→ Written instruction
Copy each line of the data below exactly, leaving out pictures.

= = =

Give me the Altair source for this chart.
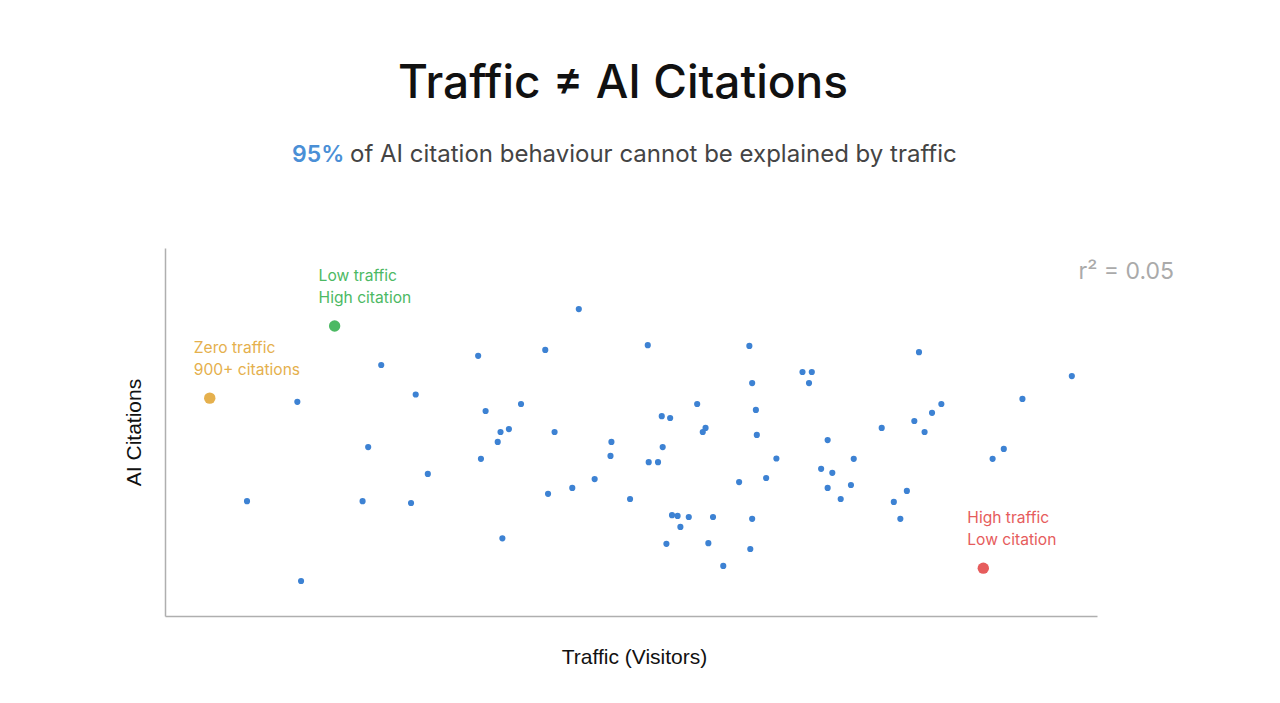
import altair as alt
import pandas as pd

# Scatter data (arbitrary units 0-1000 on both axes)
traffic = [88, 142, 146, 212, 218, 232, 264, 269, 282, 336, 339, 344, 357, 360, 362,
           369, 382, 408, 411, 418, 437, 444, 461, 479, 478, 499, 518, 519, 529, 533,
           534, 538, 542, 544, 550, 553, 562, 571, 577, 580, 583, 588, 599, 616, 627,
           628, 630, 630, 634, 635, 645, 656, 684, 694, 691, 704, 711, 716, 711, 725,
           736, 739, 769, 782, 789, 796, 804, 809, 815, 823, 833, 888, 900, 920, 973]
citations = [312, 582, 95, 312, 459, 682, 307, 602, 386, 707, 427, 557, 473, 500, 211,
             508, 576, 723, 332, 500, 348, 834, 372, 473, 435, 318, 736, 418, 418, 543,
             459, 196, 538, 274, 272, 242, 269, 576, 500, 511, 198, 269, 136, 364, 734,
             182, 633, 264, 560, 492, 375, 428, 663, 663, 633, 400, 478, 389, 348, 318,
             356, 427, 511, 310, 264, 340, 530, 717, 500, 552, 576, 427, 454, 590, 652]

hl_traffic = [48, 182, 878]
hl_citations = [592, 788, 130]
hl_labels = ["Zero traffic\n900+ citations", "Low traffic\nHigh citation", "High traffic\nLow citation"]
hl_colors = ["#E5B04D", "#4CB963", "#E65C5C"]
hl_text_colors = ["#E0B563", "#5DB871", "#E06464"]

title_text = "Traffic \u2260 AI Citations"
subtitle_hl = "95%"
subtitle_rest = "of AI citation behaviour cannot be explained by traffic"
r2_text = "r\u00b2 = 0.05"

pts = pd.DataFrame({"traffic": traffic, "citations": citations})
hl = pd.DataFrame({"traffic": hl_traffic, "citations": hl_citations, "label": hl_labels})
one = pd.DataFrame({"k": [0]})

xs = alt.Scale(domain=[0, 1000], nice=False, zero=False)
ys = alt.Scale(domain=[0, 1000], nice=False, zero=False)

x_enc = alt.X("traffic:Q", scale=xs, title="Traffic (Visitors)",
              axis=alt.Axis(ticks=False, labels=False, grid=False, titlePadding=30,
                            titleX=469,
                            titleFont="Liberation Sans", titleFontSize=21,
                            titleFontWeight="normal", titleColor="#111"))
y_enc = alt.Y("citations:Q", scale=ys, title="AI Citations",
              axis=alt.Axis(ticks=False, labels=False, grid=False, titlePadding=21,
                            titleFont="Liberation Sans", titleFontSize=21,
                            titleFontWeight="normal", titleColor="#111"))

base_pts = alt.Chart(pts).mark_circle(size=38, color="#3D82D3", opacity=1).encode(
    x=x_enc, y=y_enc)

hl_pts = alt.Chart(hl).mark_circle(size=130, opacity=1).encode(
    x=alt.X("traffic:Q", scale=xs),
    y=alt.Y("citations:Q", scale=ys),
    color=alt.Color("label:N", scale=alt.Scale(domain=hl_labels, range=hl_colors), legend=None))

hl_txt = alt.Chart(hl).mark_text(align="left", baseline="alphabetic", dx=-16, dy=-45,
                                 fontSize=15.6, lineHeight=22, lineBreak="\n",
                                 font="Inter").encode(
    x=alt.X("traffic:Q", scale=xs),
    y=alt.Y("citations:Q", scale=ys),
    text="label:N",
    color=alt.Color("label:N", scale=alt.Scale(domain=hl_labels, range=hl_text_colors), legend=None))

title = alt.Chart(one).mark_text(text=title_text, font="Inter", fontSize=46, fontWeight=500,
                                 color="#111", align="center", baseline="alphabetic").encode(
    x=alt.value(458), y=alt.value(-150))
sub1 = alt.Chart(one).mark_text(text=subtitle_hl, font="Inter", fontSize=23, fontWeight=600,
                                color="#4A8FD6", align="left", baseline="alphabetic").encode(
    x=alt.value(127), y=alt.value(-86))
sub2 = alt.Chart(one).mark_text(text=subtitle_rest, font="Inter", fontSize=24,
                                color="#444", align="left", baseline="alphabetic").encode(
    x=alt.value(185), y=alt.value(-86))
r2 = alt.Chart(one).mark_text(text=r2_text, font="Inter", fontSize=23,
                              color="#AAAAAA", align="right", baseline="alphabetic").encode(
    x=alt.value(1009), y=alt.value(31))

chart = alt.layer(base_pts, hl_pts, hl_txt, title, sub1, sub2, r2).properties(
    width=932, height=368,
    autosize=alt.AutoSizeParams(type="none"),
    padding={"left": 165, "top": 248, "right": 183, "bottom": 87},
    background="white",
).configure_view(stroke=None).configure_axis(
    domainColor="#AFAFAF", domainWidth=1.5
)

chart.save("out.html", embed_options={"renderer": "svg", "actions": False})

= = =

→ Problem solution
Give me the Altair source for this chart.
import altair as alt
import pandas as pd

# Scatter data (arbitrary units 0-1000 on both axes)
traffic = [88, 142, 146, 212, 218, 232, 264, 269, 282, 336, 339, 344, 357, 360, 362,
           369, 382, 408, 411, 418, 437, 444, 461, 479, 478, 499, 518, 519, 529, 533,
           534, 538, 542, 544, 550, 553, 562, 571, 577, 580, 583, 588, 599, 616, 627,
           628, 630, 630, 634, 635, 645, 656, 684, 694, 691, 704, 711, 716, 711, 725,
           736, 739, 769, 782, 789, 796, 804, 809, 815, 823, 833, 888, 900, 920, 973]
citations = [312, 582, 95, 312, 459, 682, 307, 602, 386, 707, 427, 557, 473, 500, 211,
             508, 576, 723, 332, 500, 348, 834, 372, 473, 435, 318, 736, 418, 418, 543,
             459, 196, 538, 274, 272, 242, 269, 576, 500, 511, 198, 269, 136, 364, 734,
             182, 633, 264, 560, 492, 375, 428, 663, 663, 633, 400, 478, 389, 348, 318,
             356, 427, 511, 310, 264, 340, 530, 717, 500, 552, 576, 427, 454, 590, 652]

hl_traffic = [48, 182, 878]
hl_citations = [592, 788, 130]
hl_labels = ["Zero traffic\n900+ citations", "Low traffic\nHigh citation", "High traffic\nLow citation"]
hl_colors = ["#E5B04D", "#4CB963", "#E65C5C"]
hl_text_colors = ["#E0B563", "#5DB871", "#E06464"]

title_text = "Traffic \u2260 AI Citations"
subtitle_hl = "95%"
subtitle_rest = "of AI citation behaviour cannot be explained by traffic"
r2_text = "r\u00b2 = 0.05"

pts = pd.DataFrame({"traffic": traffic, "citations": citations})
hl = pd.DataFrame({"traffic": hl_traffic, "citations": hl_citations, "label": hl_labels})
one = pd.DataFrame({"k": [0]})

xs = alt.Scale(domain=[0, 1000], nice=False, zero=False)
ys = alt.Scale(domain=[0, 1000], nice=False, zero=False)

x_enc = alt.X("traffic:Q", scale=xs, title="Traffic (Visitors)",
              axis=alt.Axis(ticks=False, labels=False, grid=False, titlePadding=30,
                            titleX=469,
                            titleFont="Liberation Sans", titleFontSize=21,
                            titleFontWeight="normal", titleColor="#111"))
y_enc = alt.Y("citations:Q", scale=ys, title="AI Citations",
              axis=alt.Axis(ticks=False, labels=False, grid=False, titlePadding=21,
                            titleFont="Liberation Sans", titleFontSize=21,
                            titleFontWeight="normal", titleColor="#111"))

base_pts = alt.Chart(pts).mark_circle(size=38, color="#3D82D3", opacity=1).encode(
    x=x_enc, y=y_enc)

hl_pts = alt.Chart(hl).mark_circle(size=130, opacity=1).encode(
    x=alt.X("traffic:Q", scale=xs),
    y=alt.Y("citations:Q", scale=ys),
    color=alt.Color("label:N", scale=alt.Scale(domain=hl_labels, range=hl_colors), legend=None))

hl_txt = alt.Chart(hl).mark_text(align="left", baseline="alphabetic", dx=-16, dy=-45,
                                 fontSize=15.6, lineHeight=22, lineBreak="\n",
                                 font="Inter").encode(
    x=alt.X("traffic:Q", scale=xs),
    y=alt.Y("citations:Q", scale=ys),
    text="label:N",
    color=alt.Color("label:N", scale=alt.Scale(domain=hl_labels, range=hl_text_colors), legend=None))

title = alt.Chart(one).mark_text(text=title_text, font="Inter", fontSize=46, fontWeight=500,
                                 color="#111", align="center", baseline="alphabetic").encode(
    x=alt.value(458), y=alt.value(-150))
sub1 = alt.Chart(one).mark_text(text=subtitle_hl, font="Inter", fontSize=23, fontWeight=600,
                                color="#4A8FD6", align="left", baseline="alphabetic").encode(
    x=alt.value(127), y=alt.value(-86))
sub2 = alt.Chart(one).mark_text(text=subtitle_rest, font="Inter", fontSize=24,
                                color="#444", align="left", baseline="alphabetic").encode(
    x=alt.value(185), y=alt.value(-86))
r2 = alt.Chart(one).mark_text(text=r2_text, font="Inter", fontSize=23,
                              color="#AAAAAA", align="right", baseline="alphabetic").encode(
    x=alt.value(1009), y=alt.value(31))

chart = alt.layer(base_pts, hl_pts, hl_txt, title, sub1, sub2, r2).properties(
    width=932, height=368,
    autosize=alt.AutoSizeParams(type="none"),
    padding={"left": 165, "top": 248, "right": 183, "bottom": 87},
    background="white",
).configure_view(stroke=None).configure_axis(
    domainColor="#AFAFAF", domainWidth=1.5
)

chart.save("out.html", embed_options={"renderer": "svg", "actions": False})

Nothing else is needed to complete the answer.